The first test is a site that doesn't load any content via javascript, but has a fair amount of javascript built into the actual design of the site. This should speed things up because phantomjs won't be making any HTTP requests (AJAX), but it still has some processing to do. For this one I will be doing the test on my
portfolio homepage.
WegnerDesign 10 Request Benchmark
Trial # |
PhantomJS Load Time (ms) |
cURL Load Time (ms) |
1 |
62585 |
10353 |
2 |
64234 |
10132 |
3 |
59841 |
14073 |
Average |
62220 |
11519.333 |
On Average, every PhantomJS request took 5.401 times longer than a regular cURL request
The final test will be on a site that pretty much runs no javascript at all, to see if PhantomJS tacks much time on top of a regular HTTP request. I will be using the Google homepage for this test.
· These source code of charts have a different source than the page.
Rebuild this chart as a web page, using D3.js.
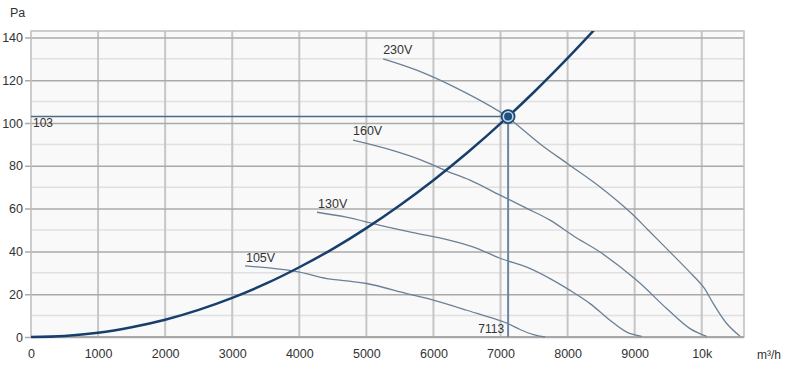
<!DOCTYPE html>
<html><head><meta charset="utf-8">
<script src="https://cdn.jsdelivr.net/npm/d3@7"></script>
<style>body{margin:0;background:#fff}svg{display:block;font-family:"Liberation Sans",Arial,sans-serif}</style>
</head><body>
<script>
// Data (airflow m³/h, pressure Pa)
const xTicks = [0,1000,2000,3000,4000,5000,6000,7000,8000,9000,10000];
const xTickLabels = ["0","1000","2000","3000","4000","5000","6000","7000","8000","9000","10k"];
const yTicks = [0,20,40,60,80,100,120,140];
const curve230 = [[5250,130],[5750,124.7],[6300,117],[6993,105.2],[7113,102.6],[7600,90],[8000,81],[8484,70.1],[8931,58.4],[9200,50],[9502,40.5],[9800,31],[10024,23.4],[10173,15.6],[10372,6.3],[10571,0.3]];
const curve160 = [[4801,92],[5300,88],[5800,82.9],[6200,77.5],[6545,73.3],[6993,66.3],[7400,60],[7738,54.6],[8100,47],[8484,39.7],[9030,26.5],[9477,13.3],[9825,3.9],[10074,0.3]];
const curve130 = [[4264,58.3],[4700,56],[5204,52.2],[5700,48.8],[6247,45.2],[6600,42],[6993,36.8],[7400,32.5],[7738,27.3],[8036,21.8],[8335,15.6],[8633,7.8],[8882,2.3],[9105,0.3]];
const curve105 = [[3191,33.2],[3911,30.9],[4408,27.3],[4706,26.2],[5005,25],[5601,20.3],[5998,17.2],[6496,12.5],[7093,6.5],[7291,3.5],[7490,1.1],[7664,0]];
const systemCurve = [[0,0],[500,0.5],[1000,2],[1500,4.6],[2000,8.1],[2500,12.7],[3000,18.3],[3500,24.9],[4000,32.6],[4500,41.2],[5000,50.9],[5500,61.6],[6000,73.3],[6500,86],[7113,103],[7500,114.5],[8000,130.3],[8400,143.6]];
const opPoint = {q:7113, p:103};
const curveLabels = [{t:"230V",q:5250,p:132.2},{t:"160V",q:4801,p:94.4},{t:"130V",q:4280,p:60.4},{t:"105V",q:3205,p:35}];

const W=787,H=374;
const svg=d3.select("body").append("svg").attr("width",W).attr("height",H);
const x=d3.scaleLinear().domain([0,10630]).range([31,744]);
const y=d3.scaleLinear().domain([0,143]).range([337,31]);

// plot background
svg.append("rect").attr("x",x(0)).attr("y",y(143)).attr("width",x(10630)-x(0)).attr("height",y(0)-y(143)).attr("fill","#f9f9f9");
// minor horizontal grid
const minor=d3.range(10,143,20);
svg.append("g").selectAll("line").data(minor).join("line")
 .attr("x1",x(0)).attr("x2",x(10630)).attr("y1",d=>y(d)).attr("y2",d=>y(d))
 .attr("stroke","#e0e0e0").attr("stroke-width",1.5);
// vertical grid
svg.append("g").selectAll("line").data(xTicks.slice(1)).join("line")
 .attr("x1",d=>x(d)).attr("x2",d=>x(d)).attr("y1",y(143)).attr("y2",y(0))
 .attr("stroke","#c6c6c6").attr("stroke-width",2);
// major horizontal grid (y axis with ticks)
const yAxis=d3.axisLeft(y).tickValues(yTicks).tickSize(-(x(10630)-x(0))).tickSizeOuter(0).tickPadding(4);
const gy=svg.append("g").attr("transform",`translate(${x(0)},0)`).call(yAxis);
gy.select(".domain").remove();
gy.selectAll(".tick line").attr("stroke","#aaaaaa").attr("stroke-width",1.5).attr("x1",-6);
gy.selectAll(".tick text").attr("x",-8).attr("fill","#333").attr("font-size",12.5);
// border
svg.append("rect").attr("x",x(0)).attr("y",y(143)).attr("width",x(10630)-x(0)).attr("height",y(0)-y(143))
 .attr("fill","none").attr("stroke","#bdbdbd").attr("stroke-width",1.5);
svg.append("line").attr("x1",x(0)).attr("x2",x(10630)).attr("y1",y(0)).attr("y2",y(0)).attr("stroke","#a8a8a8").attr("stroke-width",2);
// x axis labels
const xAxis=d3.axisBottom(x).tickValues(xTicks).tickFormat((d,i)=>xTickLabels[i]).tickSize(0).tickPadding(12);
const gx=svg.append("g").attr("transform",`translate(0,${y(0)})`).call(xAxis);
gx.select(".domain").remove();
gx.selectAll(".tick text").attr("fill","#333").attr("font-size",12.5);

svg.append("text").attr("x",10).attr("y",17).attr("fill","#333").attr("font-size",12.5).text("Pa");
svg.append("text").attr("x",757).attr("y",359).attr("fill","#333").attr("font-size",12).text("m³/h");

// fan curves
const line=d3.line().x(d=>x(d[0])).y(d=>y(d[1])).curve(d3.curveCatmullRom.alpha(0.5));
[curve230,curve160,curve130,curve105].forEach(c=>{
 svg.append("path").attr("d",line(c)).attr("fill","none").attr("stroke","#6b8096").attr("stroke-width",1.3);
});
svg.append("g").selectAll("text").data(curveLabels).join("text")
 .attr("x",d=>x(d.q)).attr("y",d=>y(d.p)).attr("fill","#333").attr("font-size",12.5).text(d=>d.t);

// operating lines
svg.append("line").attr("x1",x(0)).attr("x2",x(opPoint.q)).attr("y1",y(opPoint.p)).attr("y2",y(opPoint.p))
 .attr("stroke","#4d6a88").attr("stroke-width",1.5);
svg.append("line").attr("x1",x(opPoint.q)).attr("x2",x(opPoint.q)).attr("y1",y(opPoint.p)).attr("y2",y(0))
 .attr("stroke","#6b86a3").attr("stroke-width",2);
svg.append("text").attr("x",x(0)+2).attr("y",y(opPoint.p)+10).attr("fill","#333").attr("font-size",12).text("103");
svg.append("text").attr("x",x(opPoint.q)-4).attr("y",y(0)-4).attr("text-anchor","end").attr("fill","#333").attr("font-size",12).text("7113");

// system curve (clipped to plot)
svg.append("clipPath").attr("id","clip").append("rect").attr("x",x(0)).attr("y",y(143)).attr("width",x(10630)-x(0)).attr("height",y(0)-y(143)+2);
svg.append("path").attr("clip-path","url(#clip)").attr("d",d3.line().x(d=>x(d[0])).y(d=>y(d[1])).curve(d3.curveMonotoneX)(systemCurve))
 .attr("fill","none").attr("stroke","#183f6b").attr("stroke-width",2.5);

// operating point marker
svg.append("circle").attr("cx",x(opPoint.q)).attr("cy",y(opPoint.p)).attr("r",6.5).attr("fill","#c9d6e3").attr("stroke","#1b4a7a").attr("stroke-width",1.8);
svg.append("circle").attr("cx",x(opPoint.q)).attr("cy",y(opPoint.p)).attr("r",4).attr("fill","#1d4f82");
</script>
</body></html>
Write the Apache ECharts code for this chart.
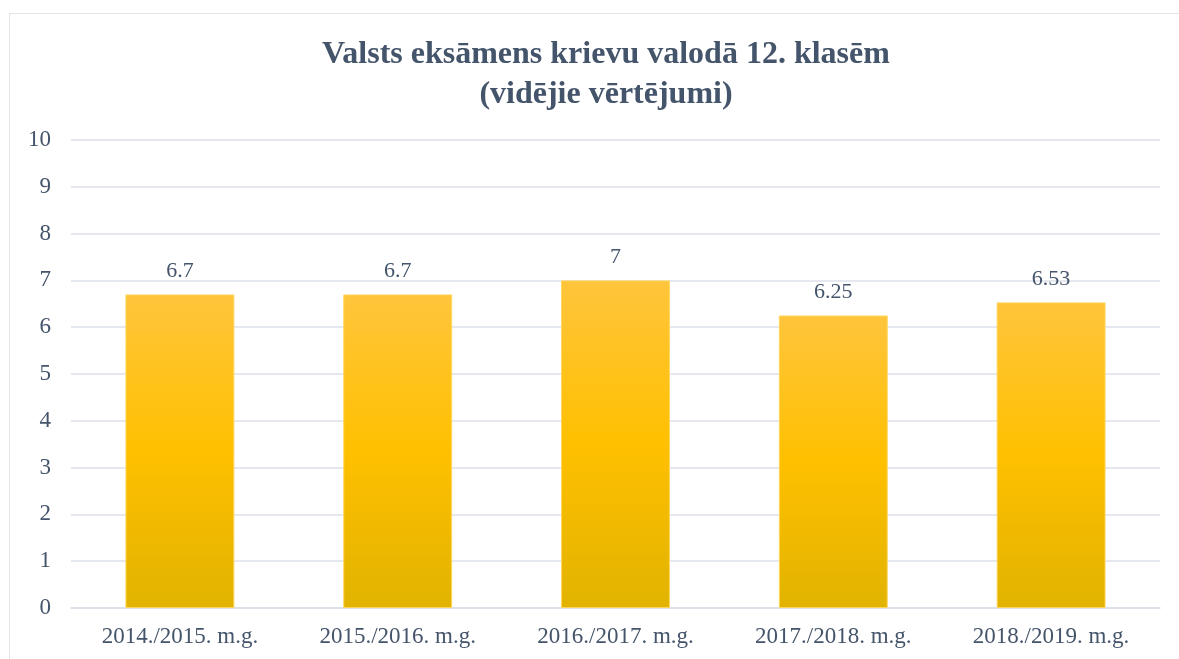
<!DOCTYPE html>
<html lang="lv">
<head>
  <meta charset="UTF-8">
  <title>Valsts eksāmens krievu valodā</title>
  <style>
    html, body { margin: 0; padding: 0; background: #fff; overflow: hidden; }
    #frame { position: absolute; left: 9px; top: 13px; width: 1200px; height: 700px;
             border: 1px solid #e1e4e9; box-sizing: border-box; }
    #chart { position: absolute; left: 0; top: 0; width: 1179px; height: 659px; }
  </style>
</head>
<body>
  <div id="frame"></div>
  <div id="chart"></div>

<script src="https://cdn.jsdelivr.net/npm/echarts@6/dist/echarts.min.js"></script>
<script>
  const years = ['2014./2015. m.g.', '2015./2016. m.g.', '2016./2017. m.g.', '2017./2018. m.g.', '2018./2019. m.g.'];
  const averages = [6.7, 6.7, 7, 6.25, 6.53];

  const textColor = '#44546a';
  const serif = '"Liberation Serif", "Times New Roman", serif';

  const myChart = echarts.init(document.getElementById('chart'));
  const option = {
    title: {
      text: 'Valsts eksāmens krievu valodā 12. klasēm\n(vidējie vērtējumi)',
      left: 601,
      textAlign: 'center',
      top: 30,
      textStyle: {
        fontFamily: serif,
        fontWeight: 'bold',
        fontSize: 32,
        lineHeight: 40,
        color: textColor
      }
    },
    grid: {
      left: 71,
      right: 19,
      top: 140,
      bottom: 51
    },
    xAxis: {
      type: 'category',
      data: years,
      axisLine: { lineStyle: { color: '#d9dee6', width: 1.5 } },
      axisTick: { show: false },
      axisLabel: {
        fontFamily: serif,
        fontSize: 23,
        color: textColor,
        margin: 17
      }
    },
    yAxis: {
      type: 'value',
      min: 0,
      max: 10,
      interval: 1,
      axisLine: { show: false },
      axisTick: { show: false },
      splitLine: { lineStyle: { color: '#dde1e8', width: 1.5 } },
      axisLabel: {
        fontFamily: serif,
        fontSize: 23,
        color: textColor,
        margin: 20
      }
    },
    series: [
      {
        type: 'bar',
        data: averages,
        barWidth: '50%',
        itemStyle: {
          color: new echarts.graphic.LinearGradient(0, 0, 0, 1, [
            { offset: 0, color: '#ffc53c' },
            { offset: 0.5, color: '#ffc000' },
            { offset: 1, color: '#e1b300' }
          ]),
          borderColor: '#ffd65c',
          borderWidth: 1
        },
        label: {
          show: true,
          position: 'top',
          distance: 12,
          fontFamily: serif,
          fontSize: 22,
          color: textColor
        }
      }
    ]
  };

  myChart.setOption(option);
</script>
</body>
</html>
Google 10 Request Benchmark
Trial # |
PhantomJS Load Time (ms) |
cURL Load Time (ms) |
1 |
7435 |
1577 |
2 |
11497 |
1673 |
3 |
7145 |
1433 |
Average |
8692.333 |
1561 |
On Average, every PhantomJS request took 5.568 times longer than a regular cURL request
Those are some odd results - I never expected that PhantomJS would actually start performing relatively worse than cURL as we got less javascript. I can't actually think of any logical reason for that to happen - my guess is that it is actually some sort of random occurrence, and would even itself out if I did significantly more trials. One way or another, though, it seems that a best-case scenario is to expect PhantomJS to take three times longer than cURL. For me, I think that 3x longer is going to be a deal breaker due to my high load, but it's not a terrible stat and may work perfectly in other scenarios.
One of our readers, Ariya, pointed out in the comments that these results don't exactly reflect what I was trying to test in this post. For my own uses, I intentionally left load-images and load-plugins on, but for a barebones benchmark those will just skew the load times. I've redone the tests, and have posted the drastically different results in a new post. Thanks Ariya!